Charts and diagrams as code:
+===+
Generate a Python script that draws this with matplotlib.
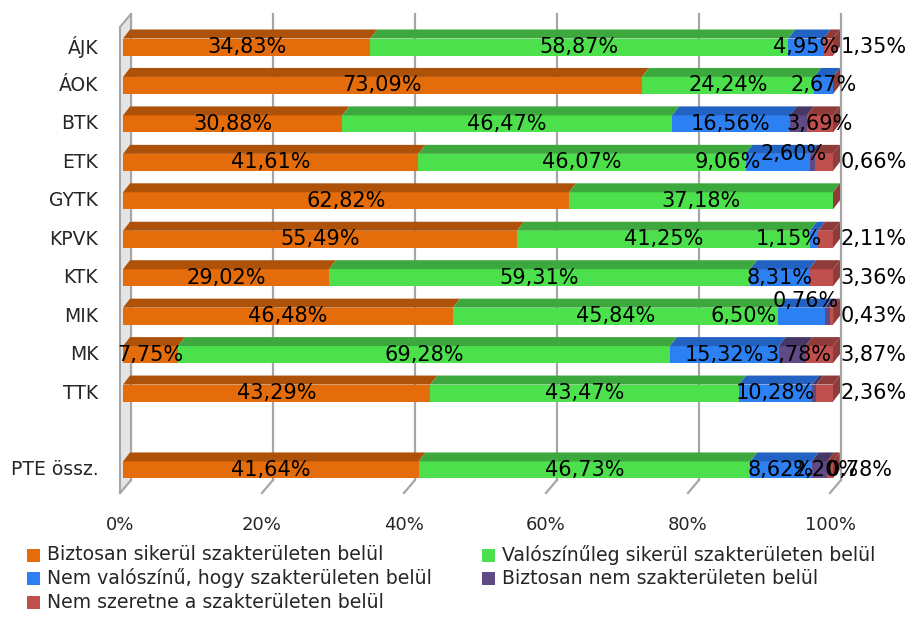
import matplotlib
matplotlib.use('Agg')
import matplotlib.pyplot as plt
from matplotlib.patches import Polygon, Rectangle
import numpy as np

# adatok (a kép alapján leolvasva)
categories = ['ÁJK', 'ÁOK', 'BTK', 'ETK', 'GYTK', 'KPVK', 'KTK', 'MIK', 'MK', 'TTK', '', 'PTE össz.']
biztosan = [34.83, 73.09, 30.88, 41.61, 62.82, 55.49, 29.02, 46.48, 7.75, 43.29, 0, 41.64]
valoszinuleg = [58.87, 24.24, 46.47, 46.07, 37.18, 41.25, 59.31, 45.84, 69.28, 43.47, 0, 46.73]
nem_valoszinu = [4.95, 2.67, 16.56, 9.06, 0, 1.15, 8.31, 6.50, 15.32, 10.28, 0, 8.62]
biztosan_nem = [0, 0, 2.40, 0.66, 0, 0, 0, 0.76, 3.78, 0.60, 0, 2.20]
nem_szeretne = [1.35, 0, 3.69, 2.60, 0, 2.11, 3.36, 0.43, 3.87, 2.36, 0, 0.78]
series_names = ['Biztosan sikerül szakterületen belül',
                'Valószínűleg sikerül szakterületen belül',
                'Nem valószínű, hogy szakterületen belül',
                'Biztosan nem szakterületen belül',
                'Nem szeretne a szakterületen belül']
tick_values = [0, 20, 40, 60, 80, 100]

# színek: elülső lap, felső lap
front_colors = ['#E46C0A', '#4CE14C', '#2C80F2', '#5F4A86', '#C0504D']
top_colors = ['#AE520A', '#3DA83D', '#2262C2', '#473766', '#8E3B39']

# rejtett címkék és kézzel mozgatott címkék (eltolás %-ban, pixelben felfelé)
hidden_labels = {('BTK', 3), ('TTK', 3)}
outside_labels = {('ÁJK', 4), ('ETK', 3), ('KPVK', 4), ('KTK', 4), ('MIK', 4), ('MK', 4), ('TTK', 4)}
moved_labels = {('ETK', 2): (-7.0, 0), ('ETK', 4): (-4.3, 8),
                ('KPVK', 2): (-3.5, 0), ('MIK', 2): (-8.1, 0),
                ('MIK', 3): (-3.1, 15), ('MK', 3): (0.9, 0),
                ('PTE össz.', 3): (0.8, 0), ('PTE össz.', 4): (4.2, 0)}

plt.rcParams['font.family'] = ['DejaVu Sans']

W, H = 909, 619
fig = plt.figure(figsize=(W / 100, H / 100), dpi=100)

# pixel -> adat leképezés
px0, ppx = 123, 7.1        # 0% helye és pixel / %
py0, ppy = 47, 38.45       # első sáv közepe és pixel / sor
xmin, xmax = -5, 105
ytop_px, ybot_px = 8, 505
ax = fig.add_axes([(px0 + xmin * ppx) / W, 1 - ybot_px / H,
                   (xmax - xmin) * ppx / W, (ybot_px - ytop_px) / H])
ax.set_xlim(xmin, xmax)
ax.set_ylim((ybot_px - py0) / ppy, (ytop_px - py0) / ppy)
ax.axis('off')

bar_h = 17 / ppy
bdx, bdy = 7 / ppx, 9 / ppy          # sáv mélysége
back_dx = 8 / ppx                    # hátfal eltolás
fdx, fdy = 11 / ppx, 13 / ppy        # padló mélysége
wall_top = (14 - py0) / ppy
floor_back = (480 - py0) / ppy

# hátfal rácsvonalai és padló átlói
for t in tick_values:
    ax.plot([t + back_dx, t + back_dx], [wall_top, floor_back], color='#A6A6A6', lw=1.6, zorder=1)
    ax.plot([t + back_dx - fdx, t + back_dx], [floor_back + fdy, floor_back], color='#A6A6A6', lw=1.6, zorder=1)

# bal oldalfal
wall = Polygon([(back_dx - fdx, wall_top + fdy), (back_dx, wall_top),
                (back_dx, floor_back), (back_dx - fdx, floor_back + fdy)],
               closed=True, facecolor='#E4E4E4', edgecolor='#A6A6A6', lw=1.5, zorder=1.5)
ax.add_patch(wall)

data = [biztosan, valoszinuleg, nem_valoszinu, biztosan_nem, nem_szeretne]
y = np.arange(len(categories))

for i, cat in enumerate(categories):
    vals = [s[i] for s in data]
    if sum(vals) == 0:
        continue
    yt = y[i] - bar_h / 2
    yb = y[i] + bar_h / 2
    left = 0
    for k, v in enumerate(vals):
        if v > 0:
            ax.barh(y[i], v, left=left, height=bar_h, color=front_colors[k], lw=0, zorder=3)
            ax.add_patch(Polygon([(left, yt), (left + v, yt), (left + v + bdx, yt - bdy), (left + bdx, yt - bdy)],
                                 closed=True, facecolor=top_colors[k], lw=0, zorder=3))
            key = (cat, k)
            label = f'{v:.2f}%'.replace('.', ',')
            if key in hidden_labels:
                pass
            elif key in outside_labels:
                ax.text(101.1, y[i], label, ha='left', va='center', fontsize=15, color='black', zorder=5)
            else:
                ddx, ddy = moved_labels.get(key, (0, 0))
                ax.text(left + v / 2 + ddx, y[i] - ddy / ppy, label, ha='center', va='center',
                        fontsize=15, color='black', zorder=5)
        left += v
    # jobb oldali véglap
    ax.add_patch(Polygon([(left, yt), (left + bdx, yt - bdy), (left + bdx, yb - bdy), (left, yb)],
                         closed=True, facecolor=top_colors[4], lw=0, zorder=3))
    ax.text(-3.5, y[i], cat, ha='right', va='center', fontsize=13.5, color='#262626')

# x tengely feliratai
for t in tick_values:
    ax.text(t + back_dx - fdx, (525 - py0) / ppy, f'{t}%', ha='center', va='center',
            fontsize=13, color='#262626')

# jelmagyarázat
legend_rows = [555, 578, 602]
legend_cols = [(27, 47), (482, 502)]
for n, name in enumerate(series_names):
    r, c = divmod(n, 2)
    mx, tx = legend_cols[c]
    yc = legend_rows[r]
    fig.add_artist(Rectangle((mx / W, 1 - (yc + 6.5) / H), 13 / W, 13 / H,
                             transform=fig.transFigure, facecolor=front_colors[n], lw=0))
    fig.text(tx / W, 1 - yc / H, name, ha='left', va='center', fontsize=13.6, color='#262626')

fig.savefig('out.png', dpi=100)
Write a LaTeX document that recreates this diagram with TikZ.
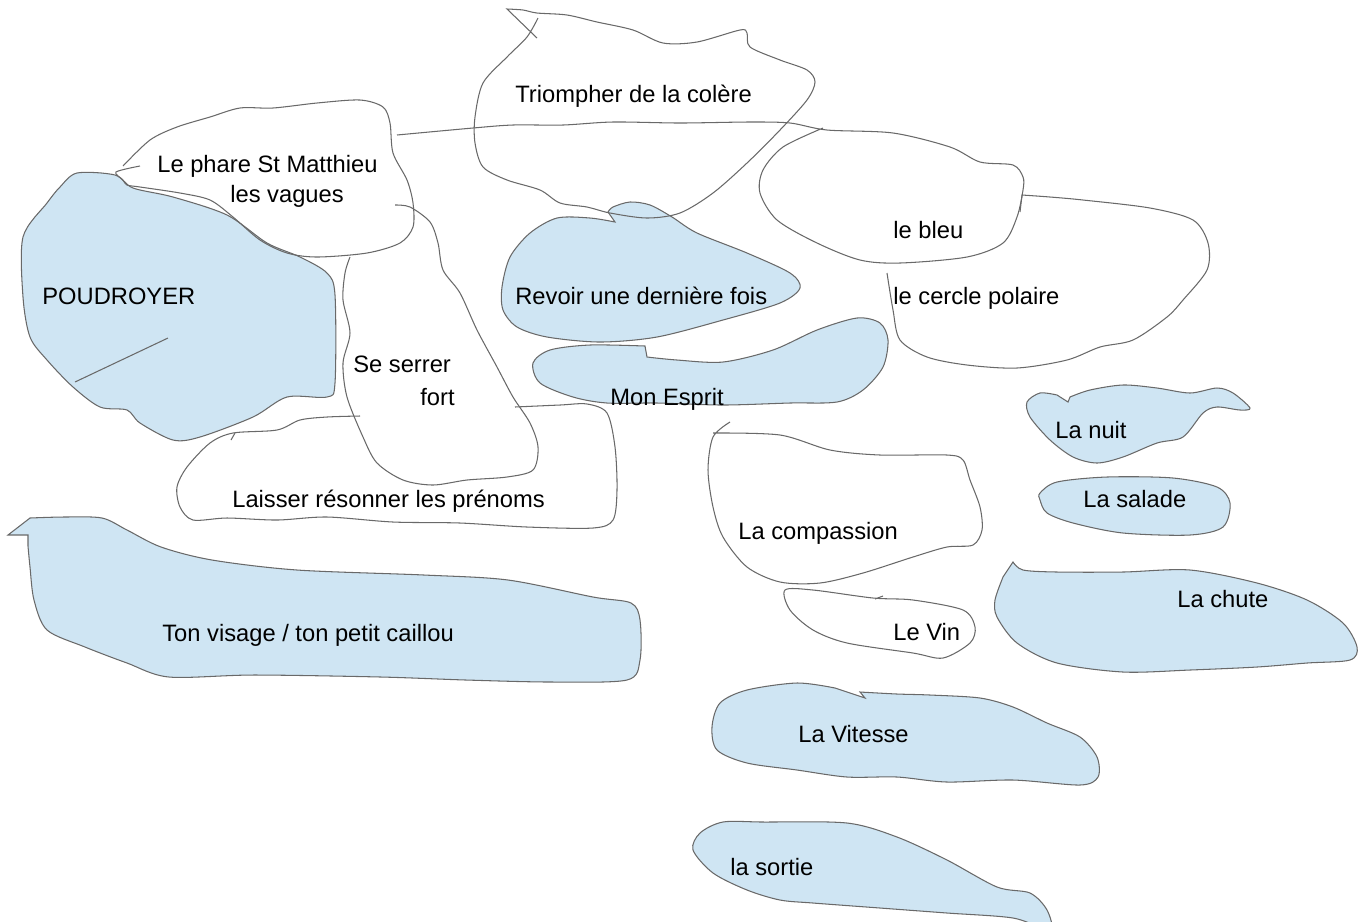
+===+
_SET PROBLEM_
Read through the entries and copy every line that includes "this".

_CORRECT ANSWER_
Generate a Python script that draws this with matplotlib.
Write a LaTeX document that recreates this diagram with TikZ.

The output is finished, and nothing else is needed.